De rechtbank is met al hetgeen hiervoor is overwogen van oordeel dat de (de betwiste) overige afbeeldingen kinderpornografisch zijn, als beschreven in het eerder vermelde proces‑verbaal beschrijving kinderpornografisch materiaal. De rechtbank verwerpt het verweer van de raadsvrouw ter zake.
De rechtbank volgt de raadsvrouw wel in haar verweer dat op de foto met bestandsnaam ” [bestandsnaam 2] ”. geen ontuchtige handelingen staan afgebeeld. De rechtbank heeft de foto waargenomen en kan de feitelijke beschrijving van de ontuchtige handelingen niet onderschrijven. Naar het oordeel van de rechtbank houdt de persoon op de foto enkel haar hand voor haar geslachtsdeel. De verdachte zal van dit ten laste gelegde onderdeel worden vrijgesproken.
De rechtbank zal de verdachte eveneens vrijspreken van de ten laste gelegde foto’s met de bestandsnaam: [bestandsnaam 9] . Uit onderzoek naar de persoon op de foto’s is gebleken dat het de destijds 22-jarige [mevrouw] was, zodat deze foto geen kinderporno betreft.
Conclusie
Alles overwegende komt de rechtbank tot een bewezenverklaring van feit 2 als weergegeven onder 3.4.
3.3.3
Feit 3
Op 30 augustus 2018 heeft [slachtoffer 2] aangifte gedaan tegen de verdachte ter zake het verspreiden van haar (kinderpornografische) afbeeldingen. Zij heeft verklaard dat zij 14 of 15 jaar oud was toen de foto’s werden gemaakt.De verdachte heeft bij de politie verklaard dat hij ‘rationeel gezien’ naaktfoto’s van een minderjarige heeft verspreid en dat hij het doorsturen van de foto’s via de chat met [slachtoffer 2] had besproken.Ter zitting heeft de verdachte verklaard dat hij de foto’s heeft verspreid met zijn telefoon met telefoonnummer [telefoonnummer] . Hij gebruikte daarbij onder meer de namen [verdachte] , [slachtoffer 2] , [slachtoffer 3] en <3.
De rechtbank is gelet op de bewijsmiddelen van oordeel dat de (verspreide) afbeeldingen kinderpornografisch zijn, als beschreven in het onder 3.3.2. vermelde proces-verbaal beschrijving kinderpornografisch materiaal. De rechtbank verwerpt het verweer van de raadsvrouw dat het geen foto’s betreffen met een onmiskenbare seksuele strekking en/of die strekken tot seksuele prikkeling.

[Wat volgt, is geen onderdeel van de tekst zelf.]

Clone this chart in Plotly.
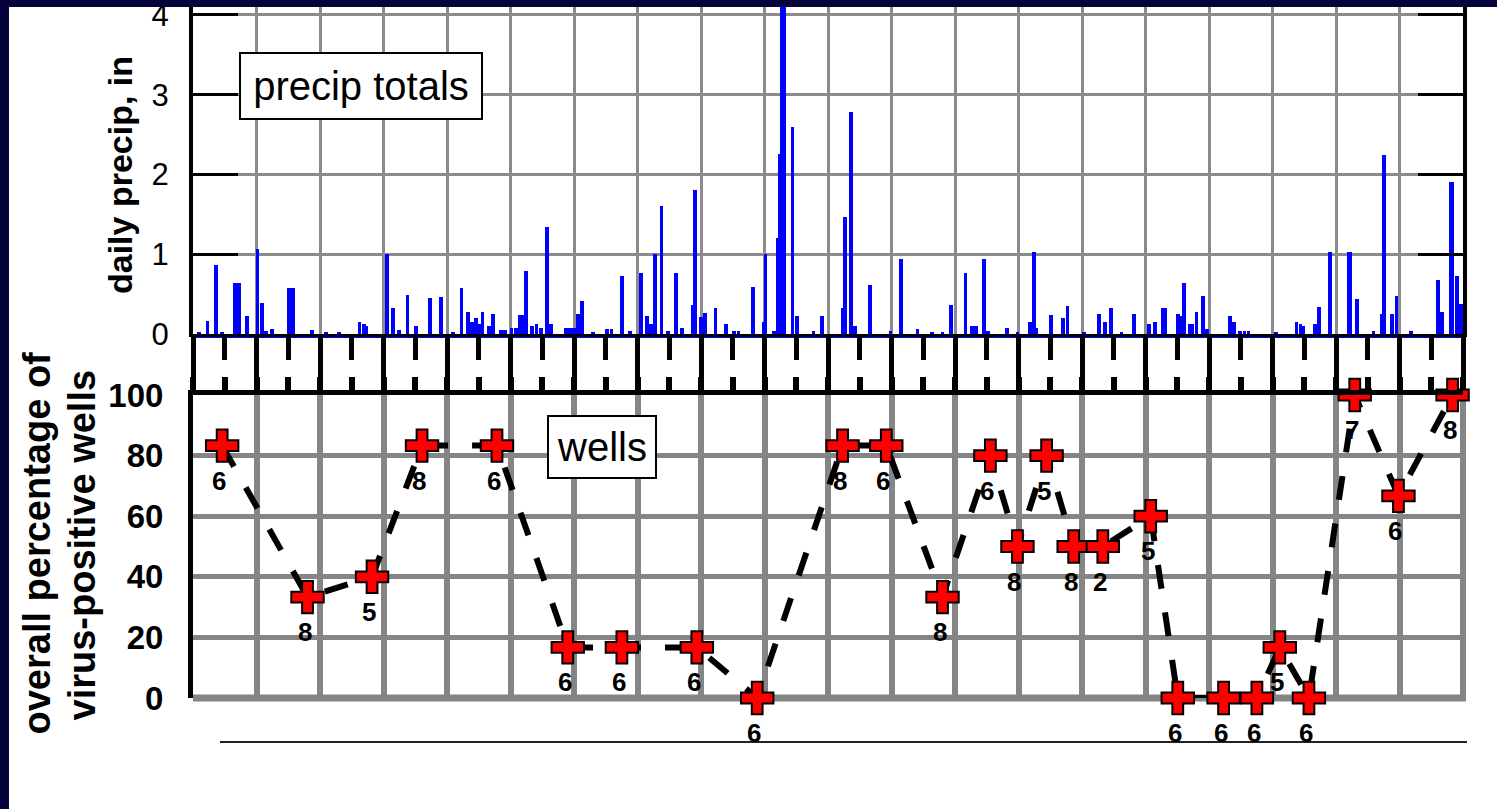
import plotly.graph_objects as go

W, H = 1497, 809

# Time axis: days since the start of the record, gridded by month
MONTH_DAYS = 30.5
N_MONTHS = 20

# Daily precipitation totals (inches), listed only for days with rain
rain_day = [3, 7, 11, 14, 20, 21, 22, 26, 31, 33, 35, 38, 46, 47, 48, 57, 64, 70,
            80, 82, 83, 93, 96, 99, 103, 107, 114, 119, 125, 129, 132, 134, 136,
            138, 139, 142, 144, 148, 150, 153, 155, 157, 159, 160, 163, 165, 167,
            170, 172, 179, 181, 183, 185, 187, 192, 199, 201, 206, 210, 215, 218,
            220, 222, 225, 228, 232, 235, 240, 241, 244, 246, 251, 256, 260, 262,
            269, 274, 275, 279, 281, 282, 283, 284, 288, 290, 298, 302, 312, 313,
            316, 318, 325, 335, 340, 348, 355, 360, 364, 371, 374, 376, 380, 382,
            391, 396, 402, 404, 405, 412, 418, 420, 428, 435, 438, 441, 446, 452,
            459, 462, 466, 467, 473, 474, 476, 479, 480, 482, 485, 487, 498, 500,
            503, 505, 507, 520, 530, 532, 533, 539, 541, 546, 555, 556, 559, 567,
            571, 572, 576, 578, 585, 598, 600, 604, 605, 607, 609]
rain_in = [0.03, 0.16, 0.86, 0.03, 0.64, 0.64, 0.64, 0.23, 1.07, 0.39, 0.04, 0.06,
           0.58, 0.58, 0.58, 0.05, 0.02, 0.02, 0.15, 0.12, 0.10, 1.00, 0.32, 0.05,
           0.49, 0.10, 0.45, 0.46, 0.03, 0.58, 0.28, 0.15, 0.20, 0.12, 0.28, 0.10,
           0.25, 0.05, 0.05, 0.08, 0.08, 0.24, 0.24, 0.79, 0.10, 0.12, 0.08, 1.34,
           0.13, 0.08, 0.08, 0.08, 0.25, 0.42, 0.03, 0.06, 0.06, 0.73, 0.04, 0.76,
           0.22, 0.12, 1.00, 1.61, 0.04, 0.76, 0.08, 0.36, 1.81, 0.21, 0.26, 0.32,
           0.12, 0.04, 0.04, 0.59, 0.15, 1.00, 0.04, 1.21, 2.26, 4.15, 4.15, 2.59,
           0.22, 0.04, 0.23, 0.32, 1.47, 2.78, 0.10, 0.62, 0.04, 0.94, 0.06, 0.02,
           0.02, 0.36, 0.76, 0.10, 0.10, 0.94, 0.04, 0.08, 0.02, 0.15, 1.03, 0.08,
           0.24, 0.20, 0.35, 0.02, 0.25, 0.15, 0.32, 0.02, 0.25, 0.12, 0.15, 0.32,
           0.32, 0.25, 0.22, 0.64, 0.12, 0.12, 0.27, 0.48, 0.06, 0.23, 0.15, 0.04,
           0.04, 0.04, 0.02, 0.15, 0.12, 0.10, 0.12, 0.34, 1.03, 1.03, 1.03, 0.44,
           0.04, 0.25, 2.25, 0.25, 0.48, 0.04, 0.68, 0.28, 1.91, 1.91, 0.73, 0.38]

# Well sampling rounds: overall percentage of virus-positive wells
well_day = [14, 55, 86, 110, 146, 180, 206, 242, 271, 312, 333, 360, 383, 396,
            410, 423, 437, 460, 473, 495, 511, 522, 536, 558, 579, 605]
well_pct = [83.3, 33.3, 40, 83.3, 83.3, 16.7, 16.7, 16.7, 0, 83.3, 83.3, 33.3,
            80, 50, 80, 50, 50, 60, 0, 0, 0, 16.7, 0, 100, 66.7, 100]
# number of wells sampled in each round
well_n = ["6", "8", "5", "8", "6", "6", "6", "6", "6", "8", "6", "8", "6", "8",
          "5", "8", "2", "5", "6", "6", "6", "5", "6", "7", "6", "8"]

Y_TICKS_PRECIP = [0, 1, 2, 3, 4]
Y_TICKS_WELLS = [0, 20, 40, 60, 80, 100]

NAVY = "#03033a"
GRID_TOP = "#8c8c8c"
GRID_BOT = "#858585"
FONT = "Liberation Sans, Arial, sans-serif"


def py(px):
    """Paper y-fraction for a pixel row measured from the top."""
    return (H - px) / H


def px_x(px):
    return px / W


XDOM = [px_x(193), px_x(1463)]
XRANGE = [0, N_MONTHS * MONTH_DAYS]

fig = go.Figure()

fig.add_trace(go.Bar(
    x=rain_day, y=rain_in, width=1.8,
    marker=dict(color="#0000ff", line=dict(width=0)),
    xaxis="x", yaxis="y", hoverinfo="skip", showlegend=False,
))

fig.add_trace(go.Scatter(
    x=well_day, y=well_pct, mode="lines+markers",
    xaxis="x2", yaxis="y2",
    line=dict(color="black", width=6, dash="24px,24px"),
    marker=dict(symbol="cross", size=27, color="#ff0000",
                line=dict(color="black", width=2)),
    cliponaxis=False, hoverinfo="skip", showlegend=False,
))

annotations = []
for d, p, n in zip(well_day, well_pct, well_n):
    annotations.append(dict(
        x=d, y=p, xref="x2", yref="y2", text="<b>%s</b>" % n, showarrow=False,
        xanchor="center", yanchor="middle", xshift=-3, yshift=-35,
        font=dict(family=FONT, size=26, color="black"),
    ))

annotations += [
    dict(x=px_x(360.5), y=py(85.5), xref="paper", yref="paper",
         xanchor="center", yanchor="middle",
         text="precip totals", showarrow=False, width=238, height=62,
         bgcolor="white", bordercolor="black", borderwidth=2, borderpad=1,
         font=dict(family=FONT, size=40, color="black")),
    dict(x=px_x(602), y=py(447), xref="paper", yref="paper",
         xanchor="center", yanchor="middle",
         text="wells", showarrow=False, width=104, height=58,
         bgcolor="white", bordercolor="black", borderwidth=2, borderpad=1,
         font=dict(family=FONT, size=40, color="black")),
    dict(x=px_x(120), y=py(175), xref="paper", yref="paper",
         text="<b>daily precip, in</b>", textangle=-90, showarrow=False,
         xanchor="center", yanchor="middle",
         font=dict(family=FONT, size=34, color="black")),
    dict(x=px_x(36), y=py(737), xref="paper", yref="paper",
         text="<b>overall percentage of</b>", textangle=-90, showarrow=False,
         xanchor="center", yanchor="bottom",
         font=dict(family=FONT, size=38, color="black")),
    dict(x=px_x(81), y=py(723), xref="paper", yref="paper",
         text="<b>virus-positive wells</b>", textangle=-90, showarrow=False,
         xanchor="center", yanchor="bottom",
         font=dict(family=FONT, size=38, color="black")),
]

shapes = [
    # blue rim under the precipitation baseline
    dict(type="line", xref="paper", yref="paper", layer="below",
         x0=px_x(193), x1=px_x(1463), y0=py(336.5), y1=py(336.5),
         line=dict(color="#0000ff", width=3)),
    # grey frame edges of the wells panel
    dict(type="line", xref="paper", yref="paper", layer="below",
         x0=px_x(193), x1=px_x(1466), y0=py(698), y1=py(698),
         line=dict(color=GRID_BOT, width=7)),
    dict(type="line", xref="paper", yref="paper", layer="below",
         x0=px_x(1463), x1=px_x(1463), y0=py(395), y1=py(701),
         line=dict(color=GRID_BOT, width=6)),
    # baseline under the wells panel
    dict(type="line", xref="paper", yref="paper",
         x0=px_x(220), x1=px_x(1467), y0=py(742), y1=py(742),
         line=dict(color="#222222", width=2)),
    # navy slide border
    dict(type="rect", xref="paper", yref="paper", layer="above",
         x0=0, x1=1, y0=py(7), y1=1, line=dict(width=0), fillcolor=NAVY),
    dict(type="rect", xref="paper", yref="paper", layer="above",
         x0=0, x1=px_x(9), y0=0, y1=1, line=dict(width=0), fillcolor=NAVY),
]

fig.update_layout(
    width=W, height=H, margin=dict(l=0, r=0, t=0, b=0, autoexpand=False),
    paper_bgcolor="white", plot_bgcolor="white", showlegend=False,
    bargap=0,
    xaxis=dict(
        domain=XDOM, anchor="y", range=XRANGE, tick0=0, dtick=MONTH_DAYS,
        showgrid=True, gridcolor=GRID_TOP, gridwidth=3,
        showline=True, linecolor="black", linewidth=3,
        ticks="outside", ticklen=45, tickwidth=5, tickcolor="black",
        minor=dict(tick0=0, dtick=MONTH_DAYS / 2, ticks="outside", ticklen=23,
                   tickwidth=5, tickcolor="black", showgrid=False),
        showticklabels=False, zeroline=False, fixedrange=True, automargin=False,
    ),
    yaxis=dict(
        domain=[py(334), py(7)], anchor="x", range=[0, 4.1],
        tickvals=Y_TICKS_PRECIP, showgrid=True, gridcolor=GRID_TOP, gridwidth=3,
        showline=True, linecolor="black", linewidth=4, mirror="ticks",
        ticks="inside", ticklen=45, tickwidth=3, tickcolor="black",
        tickfont=dict(family=FONT, size=31, color="black"),
        ticklabelstandoff=14, ticklabeloverflow="allow",
        zeroline=False, fixedrange=True, automargin=False,
    ),
    xaxis2=dict(
        domain=XDOM, anchor="y2", side="top", range=XRANGE, tick0=0,
        dtick=MONTH_DAYS, showgrid=True, gridcolor=GRID_BOT, gridwidth=6,
        showline=True, linecolor="black", linewidth=5,
        ticks="outside", ticklen=13, tickwidth=6, tickcolor="black",
        minor=dict(tick0=0, dtick=MONTH_DAYS / 2, ticks="outside", ticklen=13,
                   tickwidth=6, tickcolor="black", showgrid=False),
        showticklabels=False, zeroline=False, fixedrange=True, automargin=False,
    ),
    yaxis2=dict(
        domain=[py(698), py(395)], anchor="x2", range=[0, 100],
        tickvals=Y_TICKS_WELLS, showgrid=True, gridcolor=GRID_BOT, gridwidth=5,
        showline=True, linecolor="black", linewidth=5, ticks="",
        tickfont=dict(family=FONT, size=33, color="black", weight="bold"),
        ticklabelstandoff=18, ticklabeloverflow="allow",
        zeroline=False, fixedrange=True, automargin=False,
    ),
    annotations=annotations,
    shapes=shapes,
)

fig.write_html("out.html")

De rechtbank volgt de raadsvrouw wel in haar verweer dat op de foto met bestandsnaam ” [bestandsnaam 2] ”. geen ontuchtige handelingen staan afgebeeld. Evenmin betreft het een foto met een afbeelding die onmiskenbaar een seksuele strekking heeft en/of strekt tot seksuele prikkeling. De rechtbank heeft de foto waargenomen en ziet niet dat er sprake is van een seksueel getinte foto. Naar het oordeel van de rechtbank houdt de persoon op de foto immers enkel haar hand voor haar geslachtsdeel, zodat dit niet te zien is. De verdachte zal van dit ten laste gelegde onderdeel worden vrijgesproken.
Conclusie
Alles overwegende komt de rechtbank tot een bewezenverklaring van feit 3 als weergegeven onder 3.4.